A week before the election, an off-duty policeman left the Amazon property and pulled over this reporter on a public street to inform me that it was illegal to "trespass" on Amazon property. It was a bizarre occurrence in which an off-duty Bessemer police officer was impersonating an on-duty Bessemer police officer.

Meanwhile, labor activists and their political supporters will debate the lessons learned from this defeat. In March, the U.S. House of Representatives passed the Protect the Right to Organize (PRO) Act, legislation that would, among other reforms, make captive meetings illegal during union organizing elections. But the likelihood of the PRO Act becoming law is minimal as there are not enough votes to override a Republican filibuster in an evenly divided Senate. And unlike minimum wage laws where states can set standards above the federal level, federal law does not allow for pro-labor states like California to set up their own more organizing-friendly NLRB election process.

The union loss in Alabama was less a missed opportunity than what political science professor Tracy Roof has described, in reference to an earlier period of labor conflict, as a "missing opportunity," a situation where the union's chances for success were severely limited. In the public sector, where federal, state and local governments can't or don't use the tactics that the private sector can, unions win a much higher percentage of elections. Close to 35% of public sector employees are represented by a union.

As organized labor once again regroups, there should be a thorough assessment of what went right and wrong in Bessemer.

So long as American corporate practices are used to turn human beings into robots through surveillance and unrelenting "productivity" speedups, unions will remain a necessity.

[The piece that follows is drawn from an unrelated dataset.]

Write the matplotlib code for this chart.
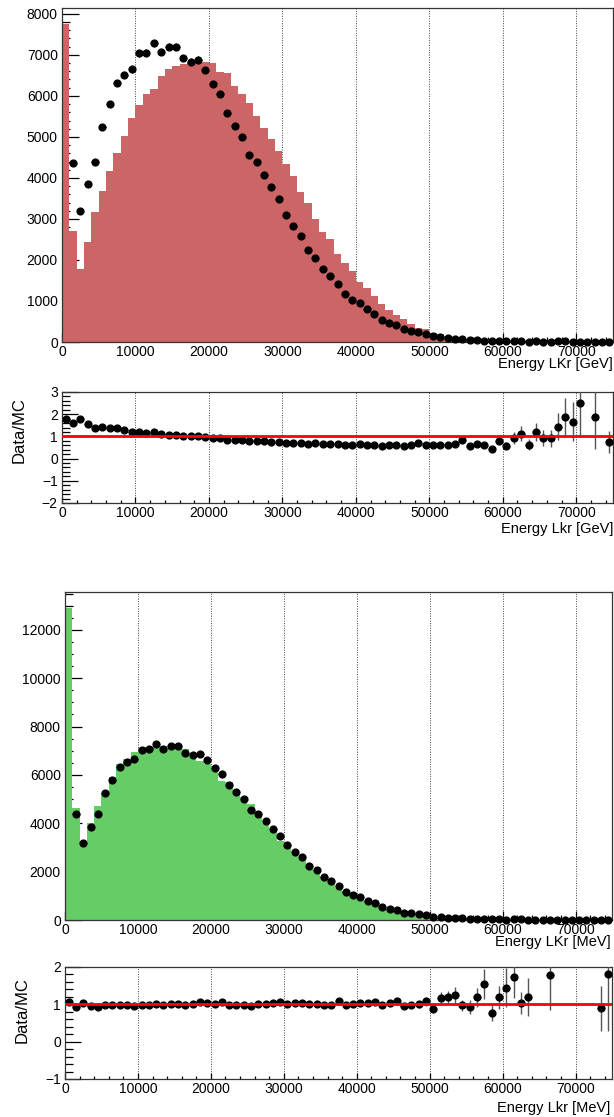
import numpy as np
import matplotlib
matplotlib.use("Agg")
import matplotlib.pyplot as plt
from matplotlib.ticker import MultipleLocator

plt.rcParams['font.family'] = ['Liberation Sans', 'DejaVu Sans']

# 75 bins of 1000 between 0 and 75000
bin_edges = np.arange(0, 76000, 1000)

# measured events per bin (shared by both comparisons)
data_counts = [
    13800, 4370, 3200, 3840, 4390, 5235, 5805, 6315, 6520, 6650,
    7040, 7055, 7285, 7075, 7200, 7200, 6925, 6835, 6885, 6635,
    6295, 6040, 5575, 5275, 4990, 4560, 4390, 4080, 3780, 3485,
    3100, 2830, 2590, 2245, 2055, 1770, 1610, 1415, 1170, 1025,
    945, 795, 685, 535, 470, 405, 310, 270, 245, 195,
    135, 120, 95, 78, 80, 45, 45, 36, 21, 32,
    19, 26, 26, 12, 19, 12, 10, 13, 13, 10,
    10, 8, 5, 4, 4,
]

# simulation, first sample (GeV labelling)
mc_gev = [
    7755, 2705, 1785, 2450, 3170, 3690, 4180, 4600, 5025, 5455,
    5790, 6055, 6165, 6490, 6660, 6740, 6780, 6795, 6830, 6815,
    6800, 6575, 6570, 6250, 6050, 5835, 5510, 5210, 4950, 4660,
    4340, 4050, 3660, 3380, 3000, 2690, 2505, 2145, 1920, 1730,
    1470, 1325, 1120, 925, 780, 660, 555, 440, 350, 310,
    215, 190, 150, 118, 95, 80, 68, 57, 48, 40,
    33, 28, 23, 19, 16, 13, 11, 9, 7, 6,
    4, 0, 2.7, 0, 5.4,
]

# simulation, second sample (MeV labelling)
mc_mev = [
    12920, 4650, 3080, 4000, 4700, 5260, 5920, 6440, 6650, 6950,
    7120, 7150, 7210, 7215, 7130, 7130, 7065, 6770, 6560, 6440,
    6295, 5755, 5690, 5385, 5095, 4800, 4345, 4000, 3670, 3255,
    3100, 2745, 2515, 2245, 2015, 1790, 1625, 1310, 1180, 1015,
    915, 775, 650, 545, 455, 375, 325, 275, 245, 181,
    152, 102, 80, 62, 82, 49, 38, 23.4, 27, 27,
    13.1, 15.1, 25.2, 10.1, 0, 0, 5.6, 0, 0, 0,
    0, 0, 0, 4.5, 2.2,
]

W, H = 614, 1117
fig = plt.figure(figsize=(W / 100, H / 100), dpi=100)


def axes_px(left, top, right, bottom):
    return fig.add_axes([left / W, 1 - bottom / H, (right - left) / W, (bottom - top) / H])


def text_px(x, y, s, **kw):
    fig.text(x / W, 1 - y / H, s, **kw)


edges = np.asarray(bin_edges, dtype=float)
centers = edges[:-1] + 500.0
data = np.asarray(data_counts, dtype=float)


def style_axes(ax, ymaj, ymin, ylen, xlen):
    ax.set_xlim(0, 75000)
    ax.xaxis.set_major_locator(MultipleLocator(10000))
    ax.xaxis.set_minor_locator(MultipleLocator(2000))
    ax.yaxis.set_major_locator(MultipleLocator(ymaj))
    ax.yaxis.set_minor_locator(MultipleLocator(ymin))
    ax.tick_params(which='both', direction='in', top=False, right=False,
                   labelsize=10, width=0.9, color='black')
    ax.tick_params(axis='y', which='major', length=ylen[0], pad=3)
    ax.tick_params(axis='y', which='minor', length=ylen[1])
    ax.tick_params(axis='x', which='major', length=xlen[0], pad=2)
    ax.tick_params(axis='x', which='minor', length=xlen[1])
    for s in ax.spines.values():
        s.set_linewidth(0.9)
        s.set_color('#333333')
    ax.grid(True, axis='x', which='major', color='#444444',
            linestyle=(0, (1, 1.5)), linewidth=0.7)
    ax.set_axisbelow(True)


def draw_hist(ax, mc, color, ymaj, ymin):
    mc = np.asarray(mc, dtype=float)
    ymax = 1.05 * mc.max()
    ax.stairs(mc, edges, fill=True, color=color, linewidth=0, zorder=1)
    ax.set_ylim(0, ymax)
    style_axes(ax, ymaj, ymin, (12, 5.8), (6.5, 3.6))
    vis = data <= ymax
    ax.errorbar(centers[vis], data[vis], xerr=500, yerr=np.sqrt(data[vis]),
                fmt='o', ms=4.9, mfc='black', mec='black', ecolor='#1a1a8c',
                elinewidth=0.8, capsize=0, zorder=3, clip_on=False)


def draw_ratio(ax, mc, ylo, yhi):
    mc = np.asarray(mc, dtype=float)
    ok = (mc > 0) & (data > 0)
    r = data[ok] / mc[ok]
    err = r * np.sqrt(1.0 / data[ok] + 1.0 / mc[ok])
    ax.set_ylim(ylo, yhi)
    style_axes(ax, 1, 0.2, (11.5, 5.8), (4.5, 2.5))
    ax.errorbar(centers[ok], r, xerr=500, yerr=err, fmt='o', ms=4.9,
                mfc='black', mec='black', ecolor='#555555',
                elinewidth=1.0, capsize=0, zorder=3)
    ax.axhline(1.0, color='#ff0000', linewidth=2.0, zorder=4)


# first comparison
ax1 = axes_px(62, 8, 613, 342)
draw_hist(ax1, mc_gev, '#cc6666', 1000, 200)
text_px(613, 364, 'Energy LKr [GeV]', ha='right', va='center', fontsize=10.5)

ax2 = axes_px(62, 392, 613, 503)
draw_ratio(ax2, mc_gev, -2, 3)
text_px(613, 529, 'Energy Lkr [GeV]', ha='right', va='center', fontsize=10.5)
text_px(19, 397, 'Data/MC', rotation=90, ha='center', va='top', fontsize=12)

# second comparison
ax3 = axes_px(65, 592, 612, 920)
draw_hist(ax3, mc_mev, '#66cc66', 2000, 500)
text_px(611, 942, 'Energy LKr [MeV]', ha='right', va='center', fontsize=10.5)

ax4 = axes_px(65, 967, 612, 1079)
draw_ratio(ax4, mc_mev, -1, 2)
text_px(610, 1108, 'Energy Lkr [MeV]', ha='right', va='center', fontsize=10.5)
text_px(22, 977, 'Data/MC', rotation=90, ha='center', va='top', fontsize=12)

fig.savefig('out.png', dpi=100)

Economists have documented that there is a clear relationship between the decline of unions and increasing inequality.

Organized labor needs better-trained organizers and more thoughtful strategies. More importantly, however, the country needs an overhaul of a legal system that allows, indeed encourages, corporations to intimidate and threaten workers with impunity. Unions have suffered severe defeats in the past only to bounce back in unexpected ways. A new generation of organizers and activist allies is now searching for ways to rebound again.